Don't make Manitou Springs among the handful of locations on planet Earth that sell marijuana from store fronts for nothing more than the pursuit of getting stoned.
Those who advocate an end to the war on drugs should already be happy. Colorado has legalized recreational use, possession and limited cultivation of marijuana. Those who want to buy it on Main Street America have the option of overcoming the slight barrier of obtaining a doctor's note and a state permit. Love or hate the system, it's one that allows for retail sales while maintaining a barrier important to those who might otherwise frown on bringing young adults to the region for vacations, tours, conferences or conventions. It's a system that avoids marijuana tourism, which can be the chosen niche of Denver, Boulder and a few other communities that have chosen to accommodate recreational retail sales.
Ask most parents, educators and cops and they'll tell you the system we have has already facilitated an alarming increase of marijuana use among children. Every barrier Colorado has eliminated has led to what law enforcement professionals call a lowering of the "risk/reward" ratio young people use when deciding whether to use a drug. The risk factor is already low enough. Lowering it more will almost certainly mean even more young children and teens getting high and zoning out, rather than doing their homework and excelling in sports. It's sad to even think about the future ramifications of young generations stoning their way through school.
Given the fact nearly all other jurisdictions in the Pikes Peak Region have said "no" to recreational sales, in respect for parents and the military, Manitou stands to become a fly in the ointment if it says "yes." It risks positioning the village as Little Amsterdam at base of America's mountain.
The recreational sales experiment could prove catastrophic to Manitou's economy, as families with children will be likely to avoid the place. Tourists to the Pikes Peak region come from all corners of the United States and from around the world. Though a majority of Coloradans have embraced a progressive attitude about marijuana use, other places don't necessarily share it.

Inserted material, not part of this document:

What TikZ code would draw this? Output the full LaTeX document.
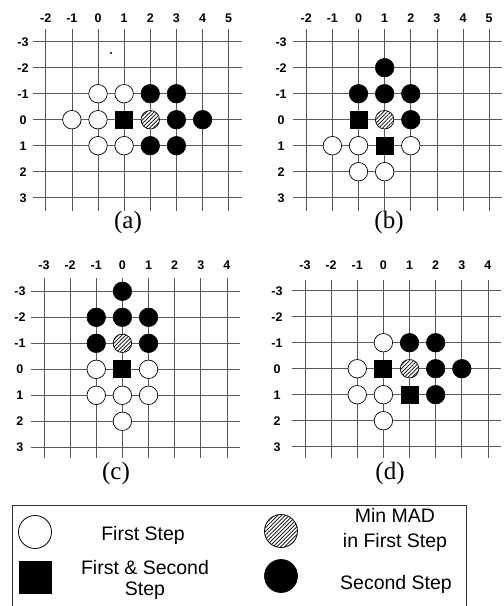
\documentclass[tikz,border=0pt]{standalone}
\usepackage{fontspec}
\setmainfont{Liberation Serif}
\setsansfont{Liberation Sans}
\usetikzlibrary{patterns.meta}
\tikzset{
  gridline/.style={draw=black!65, line width=0.7pt},
  axlabel/.style={font=\sffamily\bfseries\fontsize{12.5}{13}\selectfont, inner sep=0pt, anchor=base},
  mark base/.style={circle, minimum size=18.5pt, inner sep=0pt, line width=0.7pt},
  whitept/.style={mark base, draw=black, fill=white},
  blackpt/.style={mark base, draw=black, fill=black},
  hatchpt/.style={mark base, draw=black, preaction={fill=white},
    pattern={Lines[angle=45,distance=2.7pt,line width=0.7pt]}},
  sqpt/.style={rectangle, fill=black, minimum size=18pt, inner sep=0pt},
  panellabel/.style={font=\fontsize{25}{25}\selectfont, inner sep=0pt},
  legendtext/.style={font=\sffamily\fontsize{19.5}{25}\selectfont, align=center, inner sep=0pt},
}
\newcommand\gridpanel[7]{% #1 id, #2 first col, #3 last col, #4 row label x, #5 top, #6 bottom, #7 col label baseline y
  \foreach \r in {-3,...,3} \draw[gridline] (#2-0.5,\r) -- (#3+0.5,\r);
  \foreach \c in {#2,...,#3} \draw[gridline] (\c,#5) -- (\c,#6);
  \foreach \c in {#2,...,#3} \node[axlabel] (#1col\c) at (\c,#7) {\c};
  \foreach \r in {-3,...,3} \node[axlabel] (#1row\r) at (#4,\r+0.17) {\r};
}
\newcommand\putmarks[3]{% #1 id, #2 style, #3 list
  \foreach \i/\j in {#3} \node[#2] (#1m\i x\j) at (\i,\j) {};
}
\begin{document}
\begin{tikzpicture}[x=1pt,y=-1pt]
\useasboundingbox (0,0) rectangle (504,606);

% panel (a)
\begin{scope}[shift={(98,119.7)}, x=26.14pt, y=-26pt]
  \gridpanel{a}{-2}{5}{-2.87}{-3.5}{3.5}{-3.75}
  \putmarks{a}{whitept}{0/-1,1/-1,-1/0,0/0,0/1,1/1}
  \putmarks{a}{sqpt}{1/0}
  \putmarks{a}{hatchpt}{2/0}
  \putmarks{a}{blackpt}{2/-1,3/-1,3/0,4/0,2/1,3/1}
\end{scope}
\fill (111,53) circle (1.2pt);
\node[panellabel] (lbla) at (128,222) {(a)};

% panel (b)
\begin{scope}[shift={(358.5,119.7)}, x=26.14pt, y=-26pt]
  \gridpanel{b}{-2}{5}{-2.96}{-3.5}{3.5}{-3.75}
  \putmarks{b}{whitept}{-1/1,0/1,2/1,0/2,1/2}
  \putmarks{b}{sqpt}{0/0,1/1}
  \putmarks{b}{hatchpt}{1/0}
  \putmarks{b}{blackpt}{1/-2,0/-1,1/-1,2/-1,2/0}
\end{scope}
\node[panellabel] (lblb) at (389,222) {(b)};

% panel (c)
\begin{scope}[shift={(122.4,369.3)}, x=26.14pt, y=-26pt]
  \gridpanel{c}{-3}{4}{-3.92}{-3.5}{3.42}{-3.84}
  \putmarks{c}{whitept}{-1/0,1/0,-1/1,0/1,1/1,0/2}
  \putmarks{c}{sqpt}{0/0}
  \putmarks{c}{hatchpt}{0/-1}
  \putmarks{c}{blackpt}{0/-3,-1/-2,0/-2,1/-2,-1/-1,1/-1}
\end{scope}
\node[panellabel] (lblc) at (116,473) {(c)};

% panel (d)
\begin{scope}[shift={(383.4,368.7)}, x=26.14pt, y=-26pt]
  \gridpanel{d}{-3}{4}{-4.07}{-3.43}{3.42}{-3.81}
  \putmarks{d}{whitept}{0/-1,-1/0,-1/1,0/1,0/2}
  \putmarks{d}{sqpt}{0/0,1/1}
  \putmarks{d}{hatchpt}{1/0}
  \putmarks{d}{blackpt}{1/-1,2/-1,2/0,3/0,2/1}
\end{scope}
\node[panellabel] (lbld) at (390,473) {(d)};

% legend
\draw[line width=0.8pt, black!80] (12,606) -- (12,505) -- (466,505) -- (466,606);
\node[whitept, minimum size=33pt, line width=0.8pt] (lgw) at (35,532) {};
\node[legendtext] (lgwt) at (143,535) {First Step};
\node[hatchpt, minimum size=33pt, line width=0.8pt] (lgh) at (281,531) {};
\node[legendtext] (lght) at (395,530) {Min MAD\\in First Step};
\node[sqpt, minimum size=33pt] (lgs) at (35.5,577.5) {};
\node[legendtext, font=\sffamily\fontsize{19.5}{21}\selectfont] (lgst) at (145,580) {First \& Second\\Step};
\node[blackpt, minimum size=33pt] (lgb) at (281,576) {};
\node[legendtext] (lgbt) at (396,584) {Second Step};
\end{tikzpicture}
\end{document}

If Manitou leaders choose to allow commercial sales of the drug, they can expect a substantial number of families to bypass their town. They can take direct responsibility if Pentagon officials pass over our region when deciding where to place military personnel, who are supposed to remain drug free.
By contrast, Manitou council has an opportunity to play the final card that distinguishes our metropolitan area as a place of fine public policy discretion.
Marijuana is already easily available, in an above-ground market, in Manitou and throughout the Pikes Peak region. Almost anyone can jump through the hoops to obtain a state permit. Please don't take a risk that's likely to backfire, costing Manitou Springs a lot more than two retail pot shops can possibly generate for the benefit of the town.